→ **Exercise**: Quote all lines below exactly. Images stay out.

---- Data

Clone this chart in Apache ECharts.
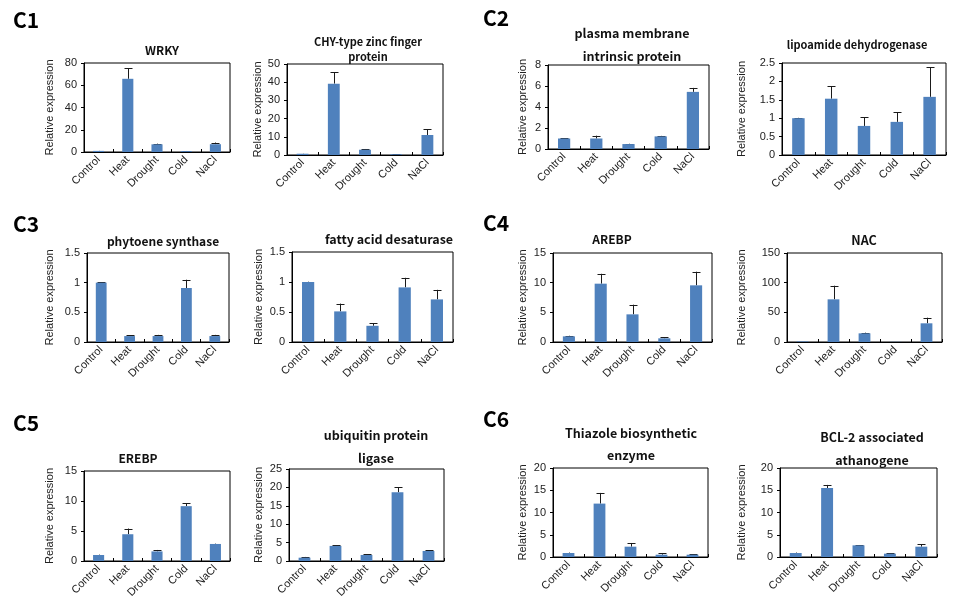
<!DOCTYPE html>
<html><head><meta charset="utf-8">
<script src="https://cdn.jsdelivr.net/npm/echarts@6/dist/echarts.min.js"></script>
<style>html,body{margin:0;padding:0;background:#fff}#c{width:956px;height:609px}</style>
</head><body><div id="c"></div>
<script>
// ---- data ----
const categories = ['Control', 'Heat', 'Drought', 'Cold', 'NaCl'];

const wrkyMean = [1.0, 65.8, 6.9, 0.8, 7.0];
const wrkySd   = [0.1, 9.7, 0.6, 0.1, 1.5];
const chyMean  = [0.7, 39.2, 2.9, 0.4, 11.0];
const chySd    = [0.1, 6.4, 0.4, 0.1, 3.2];
const pmipMean = [1.0, 1.0, 0.47, 1.2, 5.44];
const pmipSd   = [0.03, 0.27, 0.03, 0.05, 0.38];
const lipoMean = [1.0, 1.53, 0.79, 0.9, 1.58];
const lipoSd   = [0.01, 0.34, 0.24, 0.26, 0.81];
const psyMean  = [1.0, 0.1, 0.1, 0.91, 0.1];
const psySd    = [0.01, 0.01, 0.02, 0.14, 0.02];
const fadMean  = [1.0, 0.51, 0.27, 0.91, 0.71];
const fadSd    = [0.005, 0.13, 0.04, 0.16, 0.16];
const arebpMean = [0.95, 9.83, 4.66, 0.62, 9.55];
const arebpSd   = [0.1, 1.67, 1.63, 0.22, 2.3];
const nacMean  = [1.0, 71.9, 14.6, 0.3, 31.5];
const nacSd    = [0, 23.0, 1.1, 0, 9.5];
const erebpMean = [1.0, 4.46, 1.6, 9.14, 2.84];
const erebpSd   = [0.06, 0.95, 0.24, 0.45, 0.06];
const ubqMean  = [0.9, 4.1, 1.64, 18.7, 2.73];
const ubqSd    = [0.2, 0.2, 0.16, 1.4, 0.17];
const thiMean  = [0.9, 12.0, 2.32, 0.52, 0.52];
const thiSd    = [0.1, 2.4, 0.83, 0.38, 0.15];
const bclMean  = [0.9, 15.5, 2.62, 0.75, 2.32];
const bclSd    = [0.1, 0.7, 0.08, 0.07, 0.6];

const titles = ['WRKY', 'CHY-type zinc finger\nprotein', 'plasma membrane\nintrinsic protein', 'lipoamide dehydrogenase',
  'phytoene synthase', 'fatty acid desaturase', 'AREBP', 'NAC',
  'EREBP', 'ubiquitin protein\nligase', 'Thiazole biosynthetic\nenzyme', 'BCL-2 associated\nathanogene'];
const yMax = [80, 50, 8, 2.5, 1.5, 1.5, 15, 150, 15, 25, 20, 20];
const yStep = [20, 10, 2, 0.5, 0.5, 0.5, 5, 50, 5, 5, 5, 5];
const groupLabels = ['C1', 'C2', 'C3', 'C4', 'C5', 'C6'];
const yName = 'Relative expression';

const means = [wrkyMean, chyMean, pmipMean, lipoMean, psyMean, fadMean, arebpMean, nacMean, erebpMean, ubqMean, thiMean, bclMean];
const sds = [wrkySd, chySd, pmipSd, lipoSd, psySd, fadSd, arebpSd, nacSd, erebpSd, ubqSd, thiSd, bclSd];

// ---- layout (pixels) ----
const gridBox = [
  [84, 63, 146, 89], [287, 64, 156, 91], [548, 65, 161, 84], [782, 63, 164, 92],
  [87, 253, 142, 89], [292, 252, 161, 90], [553, 253, 159, 89], [787, 253, 155, 89],
  [84, 471, 146, 90], [289, 469, 155, 92], [553, 468, 155, 89], [780, 468, 157, 89]
];
const titlePos = [
  [162, 50, 15, 12], [368, 49.5, 15, 11], [632, 44.5, 23, 12.5], [857, 45, 15, 11],
  [163, 241, 15, 12], [389, 239, 15, 12.5], [612, 239, 15, 12], [864, 240, 15, 12.5],
  [138, 458, 15, 12], [376, 446.5, 23, 12.5], [631, 444, 22, 12.5], [872, 448.5, 23, 12.5]
];
const nameDist = [35, 30, 26, 41, 38, 34, 31, 46, 35, 31, 31, 39];
const groupPos = [[13, 20], [483, 18], [13, 224], [483, 223], [13, 423], [483, 419]];

const grid = [], xAxis = [], yAxis = [], series = [], graphic = [];
const font = 'Liberation Sans, Arial, sans-serif';
const titleFont = 'Noto Sans CJK KR, Liberation Sans, sans-serif';

for (let i = 0; i < 12; i++) {
  const g = gridBox[i];
  grid.push({left: g[0], top: g[1], width: g[2], height: g[3], show: true, borderColor: '#000', borderWidth: 1, backgroundColor: 'transparent'});
  xAxis.push({
    type: 'category', gridIndex: i, data: categories,
    axisLine: {lineStyle: {color: '#000', width: 1}},
    axisTick: {show: true, inside: true, length: 3, lineStyle: {color: '#000'}},
    axisLabel: {rotate: 45, fontSize: 11, color: '#222', fontFamily: font, margin: 6, interval: 0}
  });
  yAxis.push({
    type: 'value', gridIndex: i, min: 0, max: yMax[i], interval: yStep[i],
    name: yName, nameLocation: 'middle', nameRotate: 90, nameGap: nameDist[i] - 6,
    nameTextStyle: {fontSize: 11, color: '#222', fontFamily: font},
    axisLine: {show: true, lineStyle: {color: '#000', width: 1}},
    axisTick: {show: true, length: 3, lineStyle: {color: '#000'}},
    splitLine: {show: false},
    axisLabel: {fontSize: 11, color: '#222', fontFamily: font, margin: 7}
  });
  series.push({
    type: 'bar', xAxisIndex: i, yAxisIndex: i, data: means[i], barWidth: '38%',
    itemStyle: {color: '#4F81BD'}, silent: true
  });
  series.push({
    type: 'custom', xAxisIndex: i, yAxisIndex: i, silent: true,
    encode: {x: 0, y: [1, 2]},
    data: means[i].map((m, k) => [k, m, m + sds[i][k]]),
    renderItem: function (params, api) {
      const x = api.value(0), v0 = api.value(1), v1 = api.value(2);
      if (v1 - v0 <= 0) return null;
      const p0 = api.coord([x, v0]), p1 = api.coord([x, v1]);
      const hw = 4;
      const st = {stroke: '#1a1a1a', lineWidth: 1};
      return {type: 'group', children: [
        {type: 'line', shape: {x1: Math.round(p0[0]) + 0.5, y1: p0[1], x2: Math.round(p1[0]) + 0.5, y2: p1[1]}, style: st},
        {type: 'line', shape: {x1: Math.round(p1[0]) + 0.5 - hw, y1: Math.round(p1[1]) + 0.5, x2: Math.round(p1[0]) + 0.5 + hw, y2: Math.round(p1[1]) + 0.5}, style: st}
      ]};
    }
  });
  const t = titlePos[i];
  graphic.push({type: 'text', x: t[0], y: t[1], silent: true,
    style: {text: titles[i], align: 'center', verticalAlign: 'middle', lineHeight: t[2],
      fontSize: t[3], fontWeight: 'bold', fontFamily: titleFont, fill: '#111'}});
}
groupLabels.forEach((lab, j) => {
  graphic.push({type: 'text', x: groupPos[j][0], y: groupPos[j][1], silent: true,
    style: {text: lab, align: 'left', verticalAlign: 'middle', fontSize: 21, fontWeight: 'bold', fontFamily: titleFont, fill: '#000'}});
});

const chart = echarts.init(document.getElementById('c'), null, {renderer: 'canvas'});
chart.setOption({animation: false, backgroundColor: '#fff', grid, xAxis, yAxis, series, graphic});
</script>
</body></html>
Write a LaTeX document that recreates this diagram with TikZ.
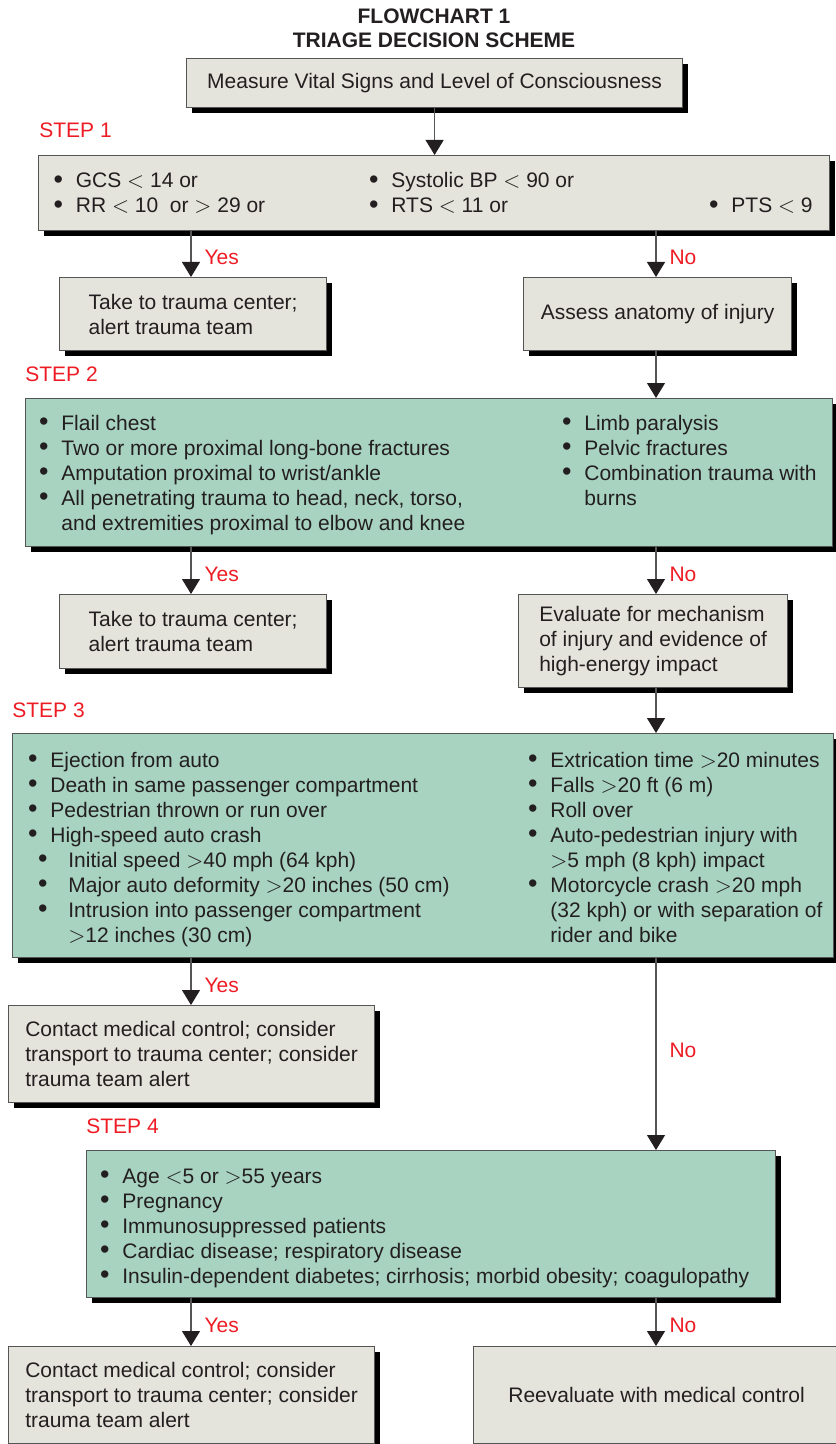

--------

→ **The solution**:
Clone this chart in Apache ECharts.
<!DOCTYPE html>
<html><head><meta charset="utf-8">
<script src="https://cdn.jsdelivr.net/npm/echarts@6/dist/echarts.min.js"></script>
<style>html,body{margin:0;padding:0;background:#fff}#c{width:956px;height:609px}</style>
</head><body><div id="c"></div>
<script>
// ---- data ----
const categories = ['Control', 'Heat', 'Drought', 'Cold', 'NaCl'];

const wrkyMean = [1.0, 65.8, 6.9, 0.8, 7.0];
const wrkySd   = [0.1, 9.7, 0.6, 0.1, 1.5];
const chyMean  = [0.7, 39.2, 2.9, 0.4, 11.0];
const chySd    = [0.1, 6.4, 0.4, 0.1, 3.2];
const pmipMean = [1.0, 1.0, 0.47, 1.2, 5.44];
const pmipSd   = [0.03, 0.27, 0.03, 0.05, 0.38];
const lipoMean = [1.0, 1.53, 0.79, 0.9, 1.58];
const lipoSd   = [0.01, 0.34, 0.24, 0.26, 0.81];
const psyMean  = [1.0, 0.1, 0.1, 0.91, 0.1];
const psySd    = [0.01, 0.01, 0.02, 0.14, 0.02];
const fadMean  = [1.0, 0.51, 0.27, 0.91, 0.71];
const fadSd    = [0.005, 0.13, 0.04, 0.16, 0.16];
const arebpMean = [0.95, 9.83, 4.66, 0.62, 9.55];
const arebpSd   = [0.1, 1.67, 1.63, 0.22, 2.3];
const nacMean  = [1.0, 71.9, 14.6, 0.3, 31.5];
const nacSd    = [0, 23.0, 1.1, 0, 9.5];
const erebpMean = [1.0, 4.46, 1.6, 9.14, 2.84];
const erebpSd   = [0.06, 0.95, 0.24, 0.45, 0.06];
const ubqMean  = [0.9, 4.1, 1.64, 18.7, 2.73];
const ubqSd    = [0.2, 0.2, 0.16, 1.4, 0.17];
const thiMean  = [0.9, 12.0, 2.32, 0.52, 0.52];
const thiSd    = [0.1, 2.4, 0.83, 0.38, 0.15];
const bclMean  = [0.9, 15.5, 2.62, 0.75, 2.32];
const bclSd    = [0.1, 0.7, 0.08, 0.07, 0.6];

const titles = ['WRKY', 'CHY-type zinc finger\nprotein', 'plasma membrane\nintrinsic protein', 'lipoamide dehydrogenase',
  'phytoene synthase', 'fatty acid desaturase', 'AREBP', 'NAC',
  'EREBP', 'ubiquitin protein\nligase', 'Thiazole biosynthetic\nenzyme', 'BCL-2 associated\nathanogene'];
const yMax = [80, 50, 8, 2.5, 1.5, 1.5, 15, 150, 15, 25, 20, 20];
const yStep = [20, 10, 2, 0.5, 0.5, 0.5, 5, 50, 5, 5, 5, 5];
const groupLabels = ['C1', 'C2', 'C3', 'C4', 'C5', 'C6'];
const yName = 'Relative expression';

const means = [wrkyMean, chyMean, pmipMean, lipoMean, psyMean, fadMean, arebpMean, nacMean, erebpMean, ubqMean, thiMean, bclMean];
const sds = [wrkySd, chySd, pmipSd, lipoSd, psySd, fadSd, arebpSd, nacSd, erebpSd, ubqSd, thiSd, bclSd];

// ---- layout (pixels) ----
const gridBox = [
  [84, 63, 146, 89], [287, 64, 156, 91], [548, 65, 161, 84], [782, 63, 164, 92],
  [87, 253, 142, 89], [292, 252, 161, 90], [553, 253, 159, 89], [787, 253, 155, 89],
  [84, 471, 146, 90], [289, 469, 155, 92], [553, 468, 155, 89], [780, 468, 157, 89]
];
const titlePos = [
  [162, 50, 15, 12], [368, 49.5, 15, 11], [632, 44.5, 23, 12.5], [857, 45, 15, 11],
  [163, 241, 15, 12], [389, 239, 15, 12.5], [612, 239, 15, 12], [864, 240, 15, 12.5],
  [138, 458, 15, 12], [376, 446.5, 23, 12.5], [631, 444, 22, 12.5], [872, 448.5, 23, 12.5]
];
const nameDist = [35, 30, 26, 41, 38, 34, 31, 46, 35, 31, 31, 39];
const groupPos = [[13, 20], [483, 18], [13, 224], [483, 223], [13, 423], [483, 419]];

const grid = [], xAxis = [], yAxis = [], series = [], graphic = [];
const font = 'Liberation Sans, Arial, sans-serif';
const titleFont = 'Noto Sans CJK KR, Liberation Sans, sans-serif';

for (let i = 0; i < 12; i++) {
  const g = gridBox[i];
  grid.push({left: g[0], top: g[1], width: g[2], height: g[3], show: true, borderColor: '#000', borderWidth: 1, backgroundColor: 'transparent'});
  xAxis.push({
    type: 'category', gridIndex: i, data: categories,
    axisLine: {lineStyle: {color: '#000', width: 1}},
    axisTick: {show: true, inside: true, length: 3, lineStyle: {color: '#000'}},
    axisLabel: {rotate: 45, fontSize: 11, color: '#222', fontFamily: font, margin: 6, interval: 0}
  });
  yAxis.push({
    type: 'value', gridIndex: i, min: 0, max: yMax[i], interval: yStep[i],
    name: yName, nameLocation: 'middle', nameRotate: 90, nameGap: nameDist[i] - 6,
    nameTextStyle: {fontSize: 11, color: '#222', fontFamily: font},
    axisLine: {show: true, lineStyle: {color: '#000', width: 1}},
    axisTick: {show: true, length: 3, lineStyle: {color: '#000'}},
    splitLine: {show: false},
    axisLabel: {fontSize: 11, color: '#222', fontFamily: font, margin: 7}
  });
  series.push({
    type: 'bar', xAxisIndex: i, yAxisIndex: i, data: means[i], barWidth: '38%',
    itemStyle: {color: '#4F81BD'}, silent: true
  });
  series.push({
    type: 'custom', xAxisIndex: i, yAxisIndex: i, silent: true,
    encode: {x: 0, y: [1, 2]},
    data: means[i].map((m, k) => [k, m, m + sds[i][k]]),
    renderItem: function (params, api) {
      const x = api.value(0), v0 = api.value(1), v1 = api.value(2);
      if (v1 - v0 <= 0) return null;
      const p0 = api.coord([x, v0]), p1 = api.coord([x, v1]);
      const hw = 4;
      const st = {stroke: '#1a1a1a', lineWidth: 1};
      return {type: 'group', children: [
        {type: 'line', shape: {x1: Math.round(p0[0]) + 0.5, y1: p0[1], x2: Math.round(p1[0]) + 0.5, y2: p1[1]}, style: st},
        {type: 'line', shape: {x1: Math.round(p1[0]) + 0.5 - hw, y1: Math.round(p1[1]) + 0.5, x2: Math.round(p1[0]) + 0.5 + hw, y2: Math.round(p1[1]) + 0.5}, style: st}
      ]};
    }
  });
  const t = titlePos[i];
  graphic.push({type: 'text', x: t[0], y: t[1], silent: true,
    style: {text: titles[i], align: 'center', verticalAlign: 'middle', lineHeight: t[2],
      fontSize: t[3], fontWeight: 'bold', fontFamily: titleFont, fill: '#111'}});
}
groupLabels.forEach((lab, j) => {
  graphic.push({type: 'text', x: groupPos[j][0], y: groupPos[j][1], silent: true,
    style: {text: lab, align: 'left', verticalAlign: 'middle', fontSize: 21, fontWeight: 'bold', fontFamily: titleFont, fill: '#000'}});
});

const chart = echarts.init(document.getElementById('c'), null, {renderer: 'canvas'});
chart.setOption({animation: false, backgroundColor: '#fff', grid, xAxis, yAxis, series, graphic});
</script>
</body></html>
Write a LaTeX document that recreates this diagram with TikZ.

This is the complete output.